Síria. Cessar-fogo para valer?

Pela primeira vez em quase seis anos de guerra civil, há condições para uma trégua prolongada na Síria

O novo equilíbrio de poder no tabuleiro sírio atirou os norte-americanos borda fora e pode em breve resultar na primeira trégua duradoura depois de quase seis anos de guerra civil e qualquer coisa como 400 mil mortos. Rússia e Turquia anunciaram ontem o primeiro acordo de cessar-fogo geral para o conflito sírio depois de o regime ter reconquistado por inteiro Alepo e forçado a oposição armada a um futuro de quase irrelevância política. Poucos detalhes foram para já dados a conhecer sobre a trégua, que, a correr como o planeado, terá começado na primeira hora do dia de hoje. Sabe-se, porém, que pela primeira vez será o governo turco a responder por milhares de grupos rebeldes que financiou nos últimos anos. Do outro lado está o governo russo a assegurar-se de que o regime cumpre a sua parte do entendimento. O Irão, por sua vez, garante que as dezenas de milícias que comanda silenciarão as suas armas.

Não há muitas condições diferentes entre o acordo anunciado ontem e as duas tréguas gerais negociadas ao longo deste ano entre norte-americanos e russos. Os grupos ditos terroristas continuam de fora do entendimento, o que exclui o Estado Islâmico e o satélite sírio da Al-Qaeda, antes Frente al-Nusra, agora Fatah al-Sham. Como noutras tentativas, o cessar-fogo aplica-se a todo o território sírio. Como no passado, há diferentes países a garantir que as várias partes do conflito cumprem com a sua parte. É verdade que as tréguas negociadas por Washington e Moscovo não duraram mais do que alguns dias e não conseguiram impedir que os combates se reacendessem em várias partes do país. Mas a situação no terreno alterou-se desde então, tal como as figuras que garantem a trégua. Pela primeira vez há razões para crer que o conflito sírio pode apaziguar-se de forma duradoura.

Influência turca

Primeiro porque a Turquia tem muito mais influência sobre mais grupos rebeldes do que os norte-americanos. Washington financiou modestamente um número restrito de movimentos comparando com Ancara, responsável por grande parte do armamento que circula a sul da sua fronteira. A nova trégua quer também alcançar um grande número de combatentes na oposição: 62 mil homens de sete grupos armados, segundo anunciou ontem o governo russo. Entre eles está a Ahrar al-Sham, uma organização radical financiada por norte-americanos e sauditas que o Kremlin atacou repetidamente à medida que avançava com a ideia – de que agora se distancia – de que não existem rebeldes moderados no conflito sírio.

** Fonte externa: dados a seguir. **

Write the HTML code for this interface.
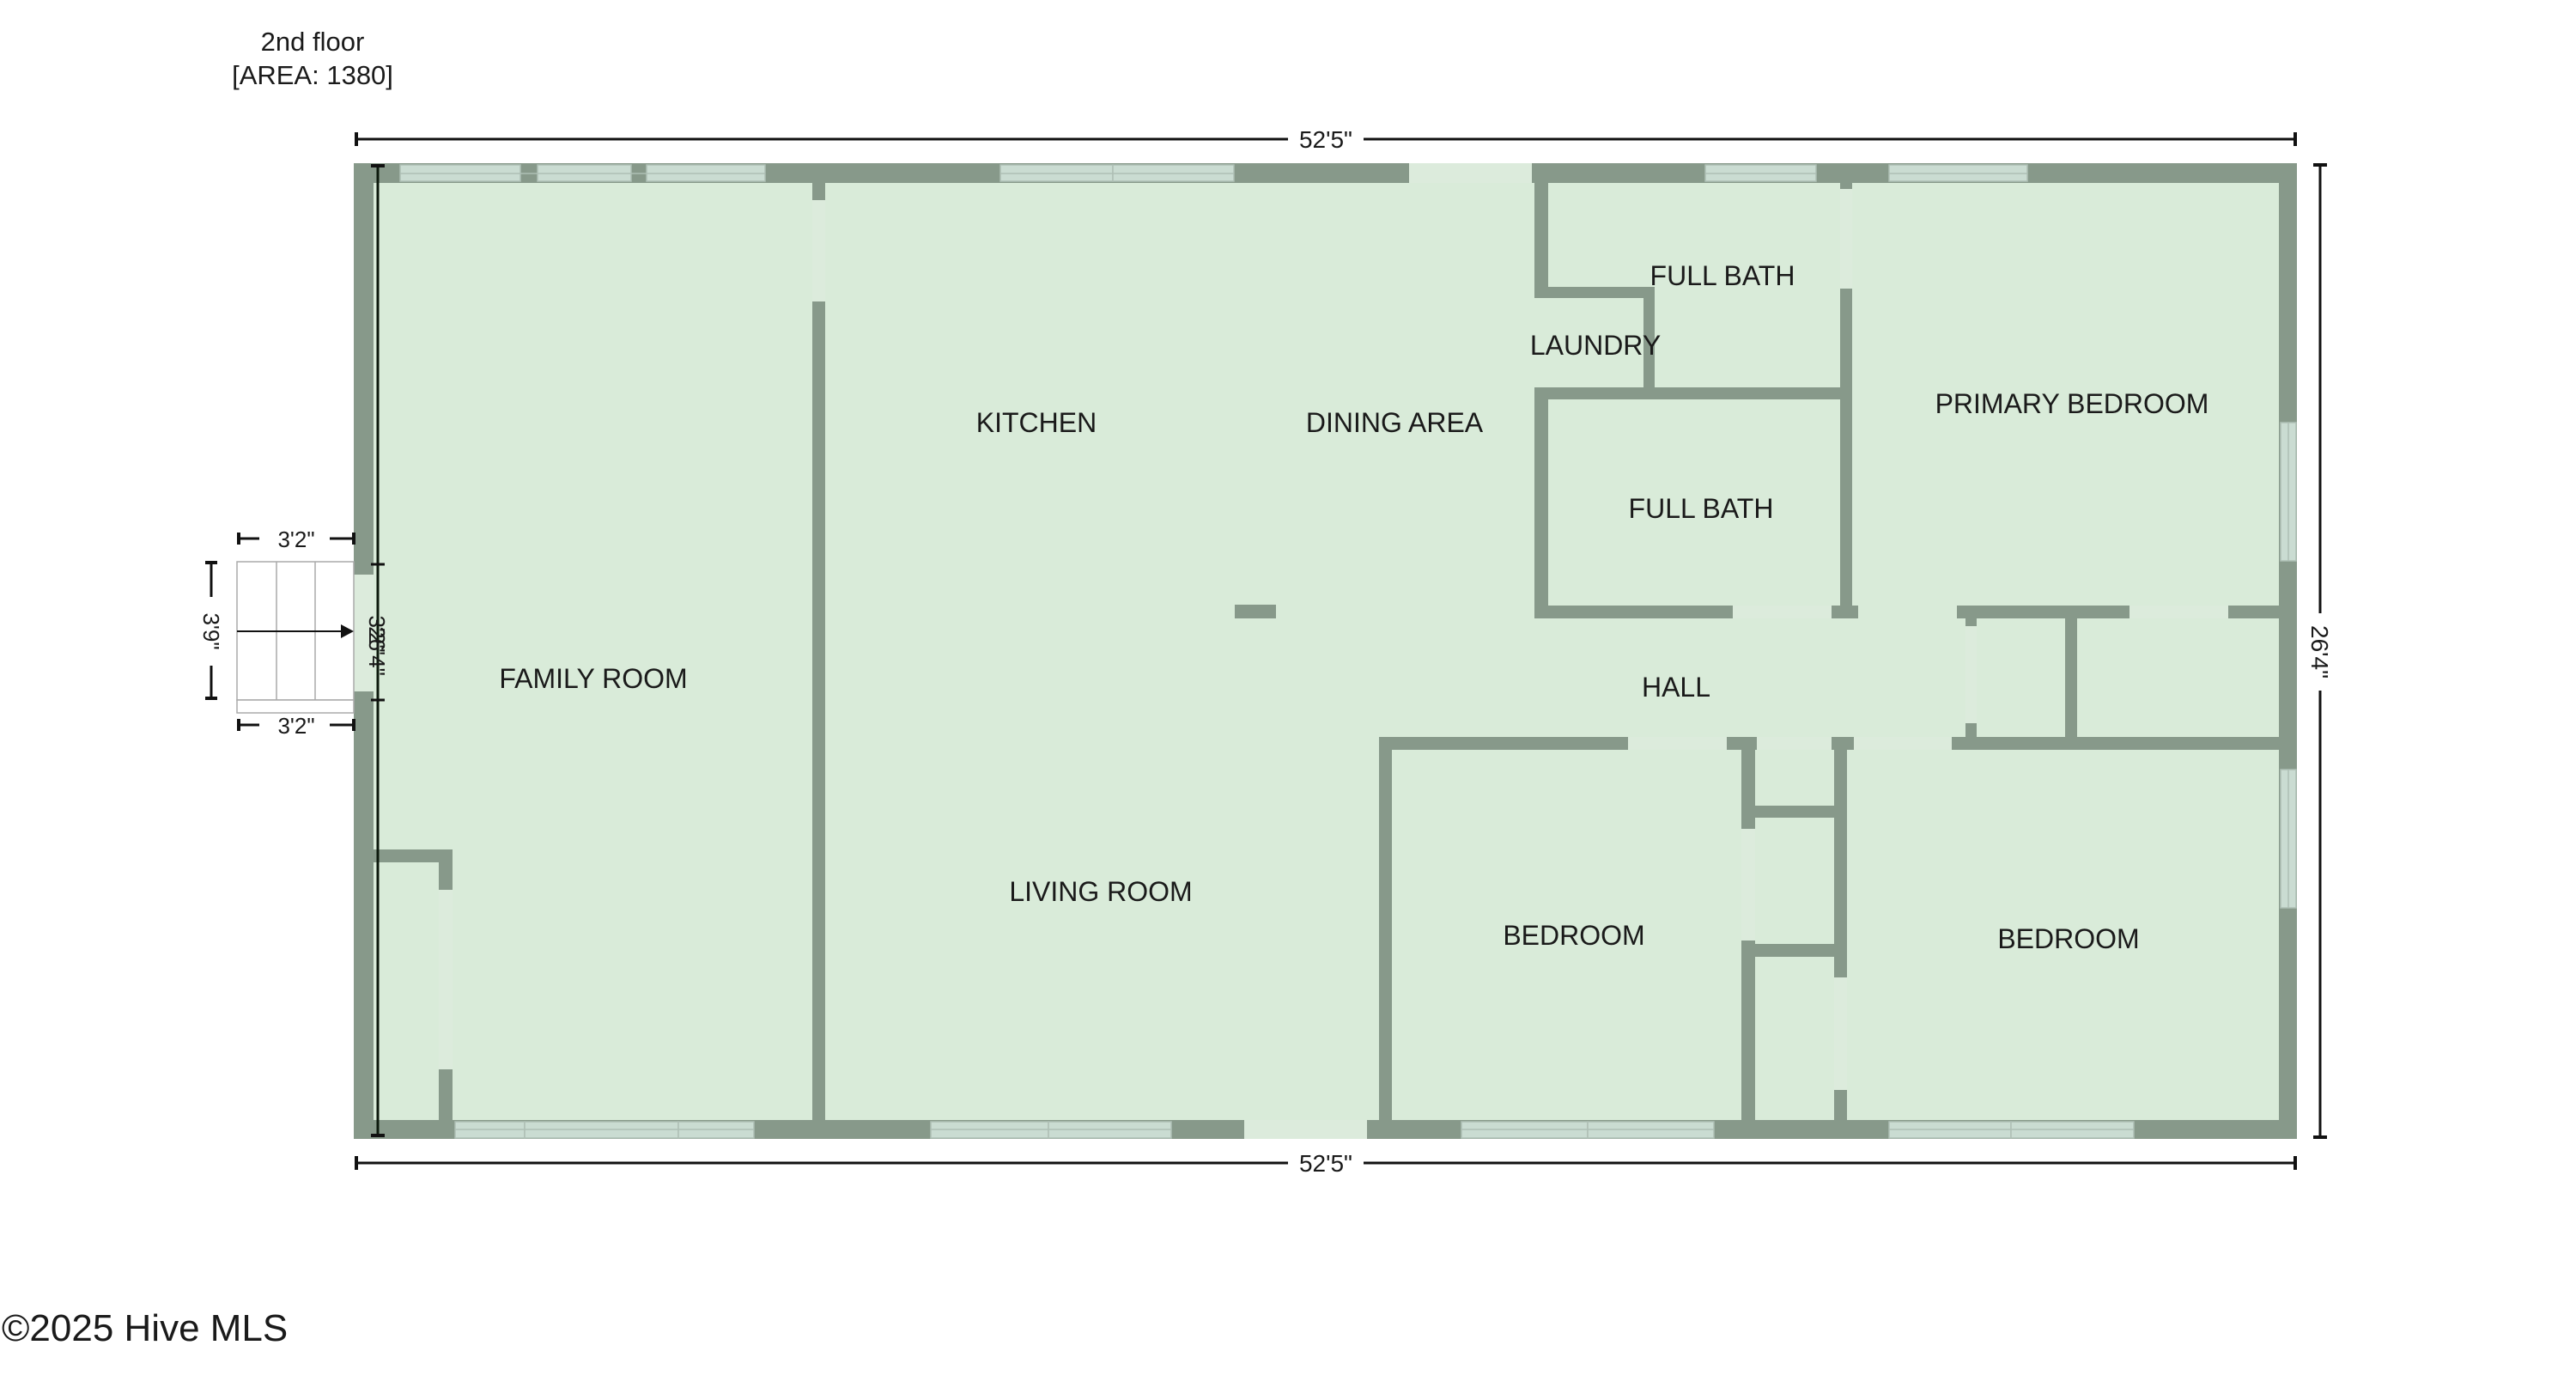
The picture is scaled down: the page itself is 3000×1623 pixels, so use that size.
<!DOCTYPE html>
<html><head><meta charset="utf-8"><style>
html,body{margin:0;padding:0;background:#fff;}
svg{display:block;}
text{font-family:"Liberation Sans",sans-serif;fill:#1a1a1a;}
</style></head><body>
<svg width="3000" height="1623" viewBox="0 0 3000 1623" xmlns="http://www.w3.org/2000/svg">
<text x="364" y="59" font-size="31" text-anchor="middle">2nd floor</text>
<text x="364" y="98" font-size="31" text-anchor="middle">[AREA: 1380]</text>

<line x1="415" y1="162" x2="2673" y2="162" stroke="#111" stroke-width="3"/>
<line x1="415" y1="154" x2="415" y2="170" stroke="#111" stroke-width="4"/>
<line x1="2673" y1="154" x2="2673" y2="170" stroke="#111" stroke-width="4"/>
<rect x="1500" y="145" width="88" height="34" fill="#fff"/>
<text x="1544" y="172" font-size="28" text-anchor="middle">52'5"</text>

<line x1="415" y1="1354" x2="2673" y2="1354" stroke="#111" stroke-width="3"/>
<line x1="415" y1="1346" x2="415" y2="1362" stroke="#111" stroke-width="4"/>
<line x1="2673" y1="1346" x2="2673" y2="1362" stroke="#111" stroke-width="4"/>
<rect x="1500" y="1337" width="88" height="34" fill="#fff"/>
<text x="1544" y="1364" font-size="28" text-anchor="middle">52'5"</text>

<line x1="2702" y1="192" x2="2702" y2="1324" stroke="#111" stroke-width="3"/>
<line x1="2694" y1="192" x2="2710" y2="192" stroke="#111" stroke-width="4"/>
<line x1="2694" y1="1324" x2="2710" y2="1324" stroke="#111" stroke-width="4"/>
<rect x="2685" y="714" width="34" height="90" fill="#fff"/>
<text x="0" y="0" font-size="28" text-anchor="middle" transform="translate(2692,759) rotate(90)">26'4"</text>

<rect x="412" y="190" width="2263" height="1136" fill="#87998a"/>
<rect x="435" y="213" width="2219" height="1091" fill="#d9ebd9"/>

<g fill="#87998a">
<rect x="946" y="213" width="15" height="1091"/>
<rect x="435" y="989" width="92" height="15"/>
<rect x="511" y="989" width="16" height="315"/>
<rect x="1438" y="704" width="48" height="16"/>
<rect x="1787" y="213" width="16" height="134"/>
<rect x="1787" y="334" width="140" height="13"/>
<rect x="1914" y="334" width="13" height="131"/>
<rect x="1787" y="451" width="370" height="14"/>
<rect x="1787" y="451" width="16" height="269"/>
<rect x="1787" y="705" width="231" height="15"/>
<rect x="2133" y="705" width="31" height="15"/>
<rect x="2143" y="213" width="14" height="507"/>
<rect x="2279" y="705" width="201" height="15"/>
<rect x="2595" y="705" width="59" height="15"/>
<rect x="2289" y="705" width="13" height="153"/>
<rect x="2405" y="720" width="14" height="153"/>
<rect x="1606" y="858" width="1048" height="15"/>
<rect x="1606" y="858" width="15" height="446"/>
<rect x="2028" y="858" width="16" height="446"/>
<rect x="2136" y="858" width="15" height="446"/>
<rect x="2028" y="938" width="123" height="14"/>
<rect x="2028" y="1099" width="123" height="15"/>
</g>

<g fill="#dcebdc">
<rect x="946" y="233" width="15" height="118"/>
<rect x="511" y="1036" width="16" height="209"/>
<rect x="2143" y="220" width="14" height="116"/>
<rect x="2289" y="729" width="13" height="113"/>
<rect x="1896" y="858" width="115" height="15"/>
<rect x="2046" y="858" width="87" height="15"/>
<rect x="2159" y="858" width="114" height="15"/>
<rect x="2028" y="965" width="16" height="130"/>
<rect x="2136" y="1138" width="15" height="131"/>
<rect x="2018" y="705" width="115" height="15"/>
<rect x="2480" y="705" width="115" height="15"/>
<rect x="1641" y="190" width="143" height="23"/>
<rect x="1449" y="1304" width="143" height="22"/>
<rect x="412" y="669" width="23" height="136"/>
</g>

<g fill="#cadcd2" stroke="#aebfb5" stroke-width="1.5">
<rect x="466" y="192" width="140" height="19"/>
<rect x="626" y="192" width="109" height="19"/>
<rect x="753" y="192" width="138" height="19"/>
<rect x="1165" y="192" width="131" height="19"/>
<rect x="1296" y="192" width="141" height="19"/>
<rect x="1986" y="192" width="129" height="19"/>
<rect x="2200" y="192" width="161" height="19"/>
<rect x="530" y="1306" width="81" height="19"/>
<rect x="611" y="1306" width="179" height="19"/>
<rect x="790" y="1306" width="88" height="19"/>
<rect x="1084" y="1306" width="137" height="19"/>
<rect x="1221" y="1306" width="143" height="19"/>
<rect x="1702" y="1306" width="147" height="19"/>
<rect x="1849" y="1306" width="147" height="19"/>
<rect x="2200" y="1306" width="142" height="19"/>
<rect x="2342" y="1306" width="143" height="19"/>
<rect x="2656" y="492" width="18" height="161"/>
<rect x="2656" y="896" width="18" height="161"/>
</g>
<g stroke="#aebfb5" stroke-width="1.5">
<line x1="466" y1="202" x2="891" y2="202"/><line x1="1165" y1="202" x2="1437" y2="202"/>
<line x1="1986" y1="202" x2="2115" y2="202"/><line x1="2200" y1="202" x2="2361" y2="202"/>
<line x1="530" y1="1315" x2="878" y2="1315"/><line x1="1084" y1="1315" x2="1364" y2="1315"/>
<line x1="1702" y1="1315" x2="1996" y2="1315"/><line x1="2200" y1="1315" x2="2485" y2="1315"/>
<line x1="2665" y1="492" x2="2665" y2="653"/><line x1="2665" y1="896" x2="2665" y2="1057"/>
</g>

<rect x="276" y="654" width="136" height="161" fill="#fff" stroke="#aaa" stroke-width="1.5"/>
<rect x="276" y="815" width="136" height="15" fill="#fff" stroke="#aaa" stroke-width="1.5"/>
<line x1="322" y1="654" x2="322" y2="815" stroke="#aaa" stroke-width="1.5"/>
<line x1="367" y1="654" x2="367" y2="815" stroke="#aaa" stroke-width="1.5"/>
<line x1="276" y1="735" x2="400" y2="735" stroke="#111" stroke-width="2"/>
<polygon points="397,727 412,735 397,743" fill="#111"/>

<line x1="278" y1="627" x2="302" y2="627" stroke="#111" stroke-width="3"/>
<line x1="384" y1="627" x2="412" y2="627" stroke="#111" stroke-width="3"/>
<line x1="278" y1="620" x2="278" y2="634" stroke="#111" stroke-width="4"/>
<line x1="412" y1="620" x2="412" y2="634" stroke="#111" stroke-width="4"/>
<text x="345" y="637" font-size="26" text-anchor="middle">3'2"</text>
<line x1="278" y1="844" x2="302" y2="844" stroke="#111" stroke-width="3"/>
<line x1="384" y1="844" x2="412" y2="844" stroke="#111" stroke-width="3"/>
<line x1="278" y1="837" x2="278" y2="851" stroke="#111" stroke-width="4"/>
<line x1="412" y1="837" x2="412" y2="851" stroke="#111" stroke-width="4"/>
<text x="345" y="854" font-size="26" text-anchor="middle">3'2"</text>
<line x1="246" y1="655" x2="246" y2="695" stroke="#111" stroke-width="3"/>
<line x1="246" y1="775" x2="246" y2="813" stroke="#111" stroke-width="3"/>
<line x1="239" y1="655" x2="253" y2="655" stroke="#111" stroke-width="4"/>
<line x1="239" y1="813" x2="253" y2="813" stroke="#111" stroke-width="4"/>
<text x="0" y="0" font-size="26" text-anchor="middle" transform="translate(237,735) rotate(90)">3'9"</text>

<line x1="440" y1="192" x2="440" y2="1324" stroke="#0d1a0d" stroke-width="3"/>
<line x1="432" y1="193" x2="448" y2="193" stroke="#111" stroke-width="4"/>
<line x1="432" y1="1322" x2="448" y2="1322" stroke="#111" stroke-width="4"/>
<line x1="432" y1="657" x2="448" y2="657" stroke="#111" stroke-width="3"/>
<line x1="432" y1="815" x2="448" y2="815" stroke="#111" stroke-width="3"/>
<text x="0" y="0" font-size="26" text-anchor="middle" transform="translate(430,738) rotate(90)">3'2"</text>
<text x="0" y="0" font-size="26" text-anchor="middle" transform="translate(430,758) rotate(90)">26'4"</text>

<g font-size="32" text-anchor="middle">
<text x="691" y="801">FAMILY ROOM</text>
<text x="1207" y="503">KITCHEN</text>
<text x="1624" y="503">DINING AREA</text>
<text x="1282" y="1049">LIVING ROOM</text>
<text x="2006" y="332">FULL BATH</text>
<text x="1858" y="413">LAUNDRY</text>
<text x="1981" y="603">FULL BATH</text>
<text x="2413" y="481">PRIMARY BEDROOM</text>
<text x="1952" y="811">HALL</text>
<text x="1833" y="1100">BEDROOM</text>
<text x="2409" y="1104">BEDROOM</text>
</g>

<text x="2" y="1561" font-size="44" fill="#222">©2025 Hive MLS</text>
</svg>
</body></html>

Mais do que a influência turca, porém, o que mais grita aos ouvidos da oposição é a perspetiva de preservarem a pouca influência que lhes resta aceitando um acordo que pode atribuir-lhes zonas de influência regional num cenário de resolução política, como parece ser o plano-base de turcos, russos e iranianos. Sem Alepo, aliás, o melhor que os grupos armados podem esperar é agarrar-se aos campos rurais da província de Idlib e combater o regime numa nova encarnação de guerrilha, como a que era usada pela Al-Qaeda no Iraque contra os Estados Unidos. “Desta vez tenho confiança na seriedade [da trégua]. Existe um novo ímpeto internacional”, dizia ontem um comandante rebelde que a Reuters não identificava. Os Estados Unidos – o gritante ausente das negociações – afirmavam que a trégua era um “passo positivo”, em linha com o que dizia o enviado especial da ONU e a Coligação Nacional Síria, a organização-chapéu da oposição política no exílio.

Ambiguidades

A situação pode ter mudado e os atores podem não ser os mesmos, mas uma trégua duradoura num conflito complexo como a guerra síria continua difícil. O acordo deve retirar parte das forças russas no terreno e abre portas a negociações de paz dentro de um mês no Cazaquistão, mas também afirma que qualquer grupo ‘ligado’ a movimentos jihadistas ficará de fora do cessar-fogo. A distinção não será fácil. O satélite sírio da Al-Qaeda está muito presente nos territórios rebeldes de Idlib, onde opera em alianças com grupos mais moderados muitas vezes difíceis de distinguir e ainda mais complicadas de desmantelar. O princípio de que os aliados de grupos radicais podem ser alvo legítimo permitiu no passado ao regime sírio atacar posições de rebeldes moderados e conquistar território, como acabou por fazer em Alepo. Damasco tem agora que decidir se tem mais vontade de controlar o país inteiro ou dividi-lo (mesmo que informalmente) com os seus opositores.